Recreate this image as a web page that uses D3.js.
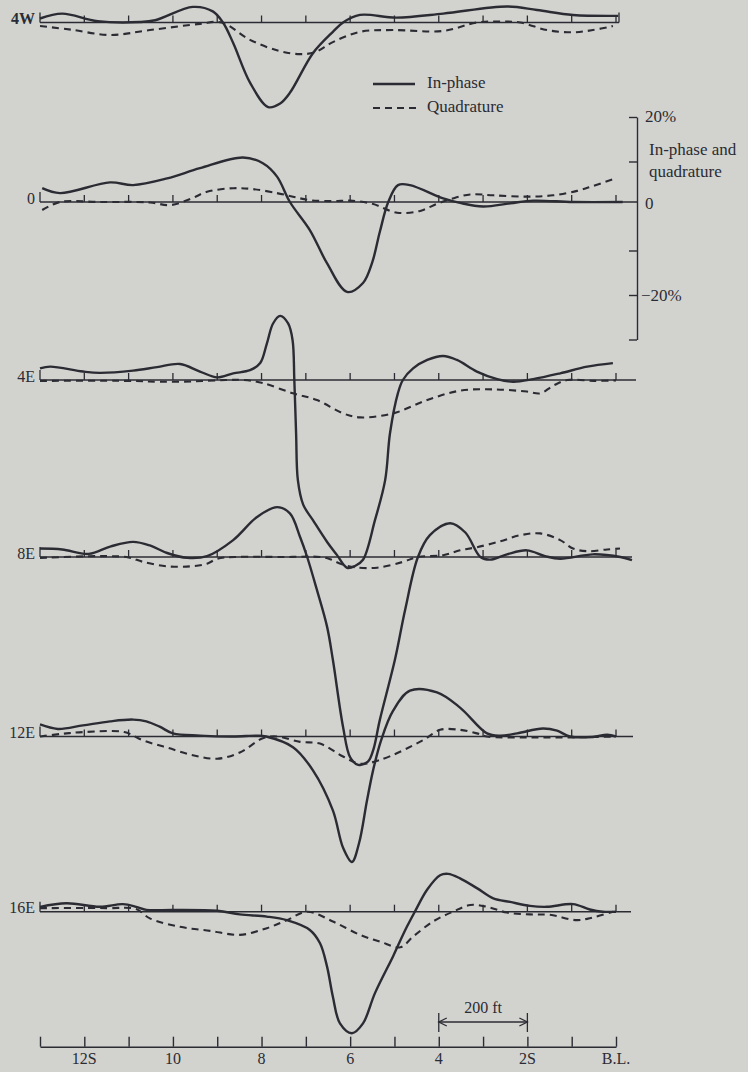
<!DOCTYPE html>
<html>
<head>
<meta charset="utf-8">
<script src="https://cdn.jsdelivr.net/npm/d3@7"></script>
<style>
  body { margin: 0; background: #d2d3cf; }
  svg { display: block; }
  text { font-family: "Liberation Serif", "DejaVu Serif", serif; fill: #2b2b33; }
</style>
</head>
<body>
<svg id="chart" width="748" height="1072"></svg>
<script>
// stations along the traverse (100 ft apart), B.L. = 0
const stations = d3.range(0, 14);
const stationLabels = [[12, '12S'], [10, '10'], [8, '8'], [6, '6'], [4, '4'], [2, '2S'], [0, 'B.L.']];
const lineNames = ['4W', '0', '4E', '8E', '12E', '16E'];

// [station, percent]
const inPhase4W = [[13,0.9],[12.5,2.0],[11.7,0.3],[10.75,0.1],[10.4,0.5],[9.55,3.5],[9.1,2.5],[8.87,0],[8.64,-4.6],[8.26,-13.5],[7.85,-19],[7.58,-18.2],[7.36,-15.8],[6.84,-6.9],[6.39,-2.1],[6.16,0],[5.78,1.7],[4.96,1.1],[3.9,2.0],[2.46,3.6],[1.78,2.8],[0.97,1.7],[-0.05,1.5]];
const quad4W = [[13,-0.8],[12.3,-1.6],[11.42,-2.8],[10.52,-1.7],[9.39,-0.3],[8.9,0],[8.26,-3.9],[7.6,-6.4],[7.13,-7.1],[6.8,-6.7],[6.39,-4.4],[5.78,-2.1],[5.03,-1.7],[3.9,-1.9],[3.14,0],[2.62,0.2],[2.16,0],[1.56,-1.7],[0.97,-2.2],[0.52,-1.7],[0.07,-0.8]];

const inPhase0 = [[12.95,3.1],[12.55,2.0],[11.42,4.4],[10.9,3.8],[10.13,5.3],[9.39,7.6],[8.42,10.0],[7.97,8.7],[7.65,5.7],[7.36,0],[6.91,-6.3],[6.52,-13.8],[6.07,-20.2],[5.71,-18.2],[5.5,-13.5],[5.33,-6.7],[5.14,0],[4.92,3.8],[4.65,3.8],[3.9,0.8],[3.52,-0.2],[3.0,-1.0],[2.39,-0.3],[1.87,0.3],[0.97,0],[-0.15,0]];
const quad0 = [[12.95,-1.8],[12.55,0],[11.65,0],[10.52,-0.1],[10.07,-0.7],[9.6,0.7],[9.23,2.3],[8.64,3.1],[8.2,2.9],[7.65,2.0],[7.29,1.2],[6.91,0.4],[6.39,0.2],[6.0,0.3],[5.5,-0.4],[4.94,-2.4],[4.42,-2.0],[4.04,-0.4],[3.74,0.6],[3.29,1.7],[2.77,1.5],[2.01,1.2],[1.42,1.5],[0.88,2.5],[0.52,3.6],[0.07,5.1]];

const inPhase4E = [[13,2.6],[12.77,3.0],[12.03,1.9],[11.65,1.6],[10.9,2.1],[10.36,2.9],[9.84,3.6],[9.39,1.9],[9.0,0.6],[8.64,1.5],[8.26,2.2],[8.03,3.8],[7.88,8.2],[7.74,12.7],[7.58,14.4],[7.40,12.7],[7.30,9.0],[7.26,0],[7.22,-12],[7.18,-22.5],[7.06,-28],[6.84,-31.5],[6.52,-36.4],[6.3,-39.3],[6.07,-42.2],[5.89,-41.8],[5.71,-40.4],[5.44,-31.5],[5.21,-22.5],[5.10,-11.9],[4.92,-2.9],[4.81,0],[4.58,2.6],[4.26,4.5],[3.9,5.4],[3.59,4.5],[3.14,1.9],[2.68,0.2],[2.32,-0.4],[1.87,0.2],[1.26,1.5],[0.65,3.0],[0.07,3.8]];
const quad4E = [[13,-0.2],[11,-0.2],[10.3,-0.4],[9.5,-0.3],[8.8,0],[8.4,0],[7.97,-0.7],[7.29,-3.0],[6.75,-4.5],[6.16,-7.5],[5.78,-8.4],[5.03,-7.5],[4.26,-4.5],[3.52,-2.4],[2.77,-2.1],[2.01,-2.6],[1.71,-3.0],[1.42,-1.3],[1.10,0],[0.5,-0.2],[0,-0.1]];

const inPhase8E = [[13,1.9],[12.5,1.7],[11.9,0.7],[11.4,2.4],[10.9,3.4],[10.52,2.6],[10.13,0.9],[9.68,-0.2],[9.23,0.2],[8.64,3.8],[8.1,9.0],[7.65,11.2],[7.36,9.8],[7.13,4.5],[6.97,0],[6.75,-7.4],[6.52,-15.7],[6.39,-23.1],[6.16,-38.2],[6.0,-45],[5.82,-46.7],[5.6,-46],[5.48,-43.4],[5.33,-36.6],[4.99,-23.1],[4.76,-11.9],[4.47,0],[4.2,4.9],[3.74,7.6],[3.4,5.5],[3.06,0],[2.84,-0.6],[2.46,0.6],[2.01,1.5],[1.6,0.2],[1.26,-0.4],[0.52,0.6],[-0.1,0],[-0.36,-0.7]];
const quad8E = [[13,-0.2],[11.5,0.2],[11,-0.1],[10.67,-1.1],[10.13,-2.1],[9.61,-2.1],[9.23,-1.5],[9.0,-0.4],[8.6,0],[7.5,0],[6.68,0],[6.45,-0.5],[6.2,-1.6],[5.9,-2.3],[5.39,-2.4],[4.81,-1.1],[4.47,0],[3.9,0.4],[3.52,1.5],[3.14,2.2],[2.62,3.5],[2.16,4.9],[1.71,5.3],[1.26,3.8],[0.97,1.9],[0.65,1.3],[0.2,1.7],[-0.09,1.9]];

const inPhase12E = [[13,2.7],[12.6,1.7],[12.03,2.5],[11.42,3.4],[10.9,3.8],[10.6,3.4],[10.3,2.2],[10.0,0.7],[9.39,0.2],[8.64,0],[8.1,0.2],[7.9,0],[7.29,-2.4],[6.84,-7.6],[6.39,-16.6],[6.16,-25],[5.96,-28.2],[5.8,-24],[5.62,-14.4],[5.48,-7.5],[5.3,-0.8],[5.03,5.8],[4.65,10.3],[4.04,9.9],[3.52,6.5],[2.91,0.7],[2.62,0.2],[2.23,0.7],[1.65,1.8],[1.33,1.3],[1.04,0],[0.52,-0.1],[0.2,0.4],[0,0]];
const quad12E = [[13,0],[12.5,0.6],[12,1.0],[11.1,1.0],[10.67,-0.9],[10.13,-2.5],[9.55,-4.2],[9.0,-5.0],[8.49,-3.6],[7.97,-0.4],[7.65,0],[7.13,-1.2],[6.68,-1.6],[6.16,-4.5],[5.78,-6.1],[5.33,-5.3],[4.35,-0.8],[3.97,1.5],[3.52,1.5],[3.14,0.7],[2.91,0],[2,-0.2],[1,-0.2],[0,0]];

const inPhase16E = [[13,1.1],[12.4,1.9],[11.65,1.1],[11.13,1.7],[10.83,1.1],[10.6,0.4],[10.0,0.4],[9.0,0.2],[8.49,-0.6],[7.88,-1.1],[7.43,-1.9],[6.91,-4.1],[6.68,-7.1],[6.52,-12.4],[6.39,-19.1],[6.23,-25.1],[5.96,-27.3],[5.71,-25.1],[5.44,-18.3],[5.03,-10],[4.92,-7.6],[4.72,-3.4],[4.54,0],[4.26,5.0],[3.97,8.2],[3.79,8.5],[3.52,7.5],[3.14,5.3],[2.77,3.0],[2.39,2.2],[1.94,1.3],[1.56,1.1],[0.97,1.7],[0.59,0.5],[0.3,0],[0,0]];
const quad16E = [[13,0.8],[11.5,0.8],[10.83,0.6],[10.52,-1.5],[9.84,-3.4],[9.16,-4.3],[8.49,-5.2],[7.88,-3.7],[7.43,-1.9],[6.97,0],[6.39,-2.2],[5.78,-5.2],[5.33,-6.7],[4.87,-8.0],[4.58,-5.6],[4.13,-2.2],[3.68,0],[3.29,1.5],[2.91,1.1],[2.46,-0.2],[1.94,-0.6],[1.49,-0.7],[0.88,-1.9],[0.52,-1.3],[0.07,0]];

const inPhase = [inPhase4W, inPhase0, inPhase4E, inPhase8E, inPhase12E, inPhase16E];
const quadrature = [quad4W, quad0, quad4E, quad8E, quad12E, quad16E];
const scaleTicks = [20, 10, 0, -10, -20, -30];

// layout
const ink = '#2b2b33';
const baseY = [22.5, 202, 380, 557, 736.5, 911.7];
const lineEnd = [619, 637, 636, 632, 633, 631];
const pxPerTen = 44.5;
const axisY = 1046.7;
const solidWidth = 2.4;
const dashWidth = 2.1;
const dashPattern = '7,5';

const svg = d3.select('#chart');
const x = d3.scaleLinear().domain([13, 0]).range([40, 616]);

const curve = d3.curveCatmullRom.alpha(0.5);

lineNames.forEach((name, i) => {
  const y = d3.scaleLinear().domain([0, 10]).range([baseY[i], baseY[i] - pxPerTen]);
  const g = svg.append('g').attr('class', 'profile');

  g.append('line')
    .attr('x1', x(13)).attr('x2', lineEnd[i])
    .attr('y1', baseY[i]).attr('y2', baseY[i])
    .attr('stroke', ink).attr('stroke-width', 1.6);

  g.selectAll('.tick')
    .data(stations)
    .enter()
    .append('line')
    .attr('x1', d => x(d)).attr('x2', d => x(d))
    .attr('y1', baseY[i])
    .attr('y2', d => baseY[i] - (d === 13 ? 10 : 7))
    .attr('stroke', ink).attr('stroke-width', 1.3);

  if (i === 0) {
    g.append('line')
      .attr('x1', lineEnd[i]).attr('x2', lineEnd[i])
      .attr('y1', baseY[i]).attr('y2', baseY[i] - 10)
      .attr('stroke', ink).attr('stroke-width', 1.3);
  }

  const path = d3.line().x(d => x(d[0])).y(d => y(d[1])).curve(curve);

  g.append('path')
    .attr('d', path(quadrature[i]))
    .attr('fill', 'none').attr('stroke', ink)
    .attr('stroke-width', dashWidth).attr('stroke-dasharray', dashPattern);

  g.append('path')
    .attr('d', path(inPhase[i]))
    .attr('fill', 'none').attr('stroke', ink)
    .attr('stroke-width', solidWidth);

  g.append('text')
    .attr('x', 35).attr('y', baseY[i] - 2)
    .attr('text-anchor', 'end')
    .attr('dominant-baseline', 'middle')
    .style('font-size', '16px')
    .style('font-weight', i === 0 ? 'bold' : 'normal')
    .text(name);
});

// legend
const legend = svg.append('g').attr('class', 'legend');
legend.append('line')
  .attr('x1', 373).attr('x2', 415).attr('y1', 84).attr('y2', 84)
  .attr('stroke', ink).attr('stroke-width', solidWidth);
legend.append('line')
  .attr('x1', 373).attr('x2', 416).attr('y1', 108).attr('y2', 108)
  .attr('stroke', ink).attr('stroke-width', dashWidth).attr('stroke-dasharray', dashPattern);
legend.append('text').attr('x', 427).attr('y', 84).attr('dominant-baseline', 'middle')
  .style('font-size', '17px').text('In-phase');
legend.append('text').attr('x', 427).attr('y', 108).attr('dominant-baseline', 'middle')
  .style('font-size', '17px').text('Quadrature');

// vertical percent scale
const yScaleBar = d3.scaleLinear().domain([-30, 20]).range([339.5, 117]);
const scaleAxis = d3.axisLeft(yScaleBar)
  .tickValues(scaleTicks)
  .tickSize(8)
  .tickSizeOuter(0)
  .tickFormat('');
const scaleG = svg.append('g')
  .attr('transform', 'translate(637,0)')
  .call(scaleAxis);
scaleG.selectAll('path, line').attr('stroke', ink).attr('stroke-width', 1.4);
scaleG.selectAll('.tick').filter(d => d === 0).remove();

const scaleText = svg.append('g').style('font-size', '17px');
scaleText.append('text').attr('x', 645).attr('y', yScaleBar(20) + 1).attr('dominant-baseline', 'middle').text('20%');
scaleText.append('text').attr('x', 649).attr('y', 151).attr('dominant-baseline', 'middle').text('In-phase and');
scaleText.append('text').attr('x', 649).attr('y', 173).attr('dominant-baseline', 'middle').text('quadrature');
scaleText.append('text').attr('x', 645).attr('y', yScaleBar(0) - 1).attr('dominant-baseline', 'middle').text('0');
scaleText.append('text').attr('x', 641).attr('y', yScaleBar(-20) + 2).attr('dominant-baseline', 'middle').text('\u221220%');

// station axis
const xAxis = d3.axisTop(x)
  .tickValues(stations)
  .tickSize(10)
  .tickSizeOuter(0)
  .tickFormat('');
const xAxisEl = svg.append('g')
  .attr('class', 'x axis')
  .attr('transform', `translate(0,${axisY})`)
  .call(xAxis);
xAxisEl.selectAll('path, line').attr('stroke', ink).attr('stroke-width', 1.4);

svg.append('g')
  .selectAll('text')
  .data(stationLabels)
  .enter()
  .append('text')
  .attr('x', d => x(d[0]))
  .attr('y', axisY + 14)
  .attr('text-anchor', 'middle')
  .attr('dominant-baseline', 'middle')
  .style('font-size', '16px')
  .text(d => d[1]);

// 200 ft scale bar
const bar = svg.append('g').attr('stroke', ink).attr('stroke-width', 1.3).attr('fill', 'none');
const bx1 = x(4), bx2 = x(2), by = 1022;
bar.append('line').attr('x1', bx1).attr('x2', bx2).attr('y1', by).attr('y2', by);
bar.append('line').attr('x1', bx1).attr('x2', bx1).attr('y1', by - 9).attr('y2', by + 10);
bar.append('line').attr('x1', bx2).attr('x2', bx2).attr('y1', by - 9).attr('y2', by + 10);
bar.append('path').attr('d', `M${bx1 + 8},${by - 4}L${bx1},${by}L${bx1 + 8},${by + 4}`);
bar.append('path').attr('d', `M${bx2 - 8},${by - 4}L${bx2},${by}L${bx2 - 8},${by + 4}`);
svg.append('text')
  .attr('x', (bx1 + bx2) / 2).attr('y', 1009)
  .attr('text-anchor', 'middle').attr('dominant-baseline', 'middle')
  .style('font-size', '16px')
  .text('200 ft');
</script>
</body>
</html>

*Written request*
Skip every picture and return the lines above from the top through the one that contains "const lineNames = ['4W', '0', '4E', '8E', '12E', '16E'];".

*Answer to the task*
Recreate this image as a web page that uses D3.js.
<!DOCTYPE html>
<html>
<head>
<meta charset="utf-8">
<script src="https://cdn.jsdelivr.net/npm/d3@7"></script>
<style>
  body { margin: 0; background: #d2d3cf; }
  svg { display: block; }
  text { font-family: "Liberation Serif", "DejaVu Serif", serif; fill: #2b2b33; }
</style>
</head>
<body>
<svg id="chart" width="748" height="1072"></svg>
<script>
// stations along the traverse (100 ft apart), B.L. = 0
const stations = d3.range(0, 14);
const stationLabels = [[12, '12S'], [10, '10'], [8, '8'], [6, '6'], [4, '4'], [2, '2S'], [0, 'B.L.']];
const lineNames = ['4W', '0', '4E', '8E', '12E', '16E'];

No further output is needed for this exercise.